Ketujuh, tokoh perempuan itu
bukan yang utama. Nah, ini yang penting. Film sering menganggap kehadiran
perempuan bisa dipakai untuk menjadi faktor penjual demi menarik penonton atau
menaikkan rating. Tapi di film ini, tokohnya semua adalah laki-laki karena
ceritanya memang tentang persahabatan tiga orang mahasiswa laki-laki, kehidupan
di asrama pria dan konfliknya pun adalah dengan dosen berjenis kelamin
laki-laki.

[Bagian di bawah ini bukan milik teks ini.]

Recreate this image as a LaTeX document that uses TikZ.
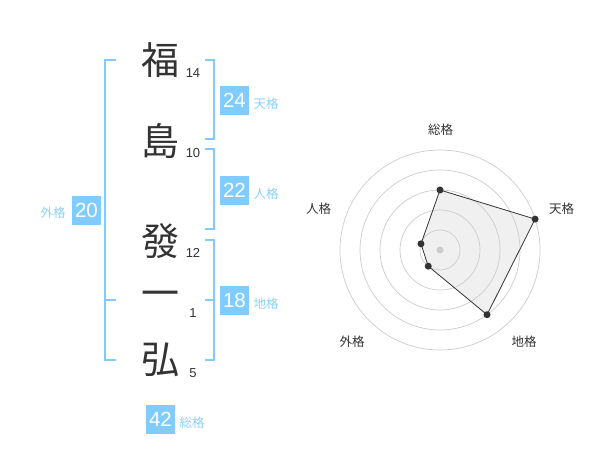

Tapi semua itu tidak bikin film jadi terasa kering kerontang karena
minus kehadiran perempuan cantik nan bohay yang bersikap jinak-jinak merpati. Tidak.
Filmnya tetap menarik dari awal sampai akhir.
Delapan, kehidupan dan
persahabatan para lelaki ini akhirnya memang menerima kehadiran seorang
perempuan cantik tapi tidak terkesan jadi seperti kisah romantika picisan. Tokoh
perempuan ini cantik tapi punya karakter dan terasa pas diselipkan dalam cerita
dan menjadi bagian dari kehidupan serta klimaks film. Tidak bikin jadi eneg. Tetap
menarik tanpa dipaksakan.
Sembilan, kemaskulinan lelaki
tidak ditampilkan lewat tubuh berotot, badan tinggi atau kemampuan fisiknya. Tidak
juga lewat segala kegiatan kaum laki-laki seperti ajang baku hantam atau
kebut-kebutan. Tapi tidak lantas berarti pemerannya jadi seperti Lucinta Luna. Ya,
nggaklah. Kemachoan mereka tetap terlihat nyata lewat sikap dan kepribadiannya,
… buat saya, seorang lelaki itu tampak amat sangat menarik dari dua hal itu.
Gimana mak min? Sudah nonton filmnya?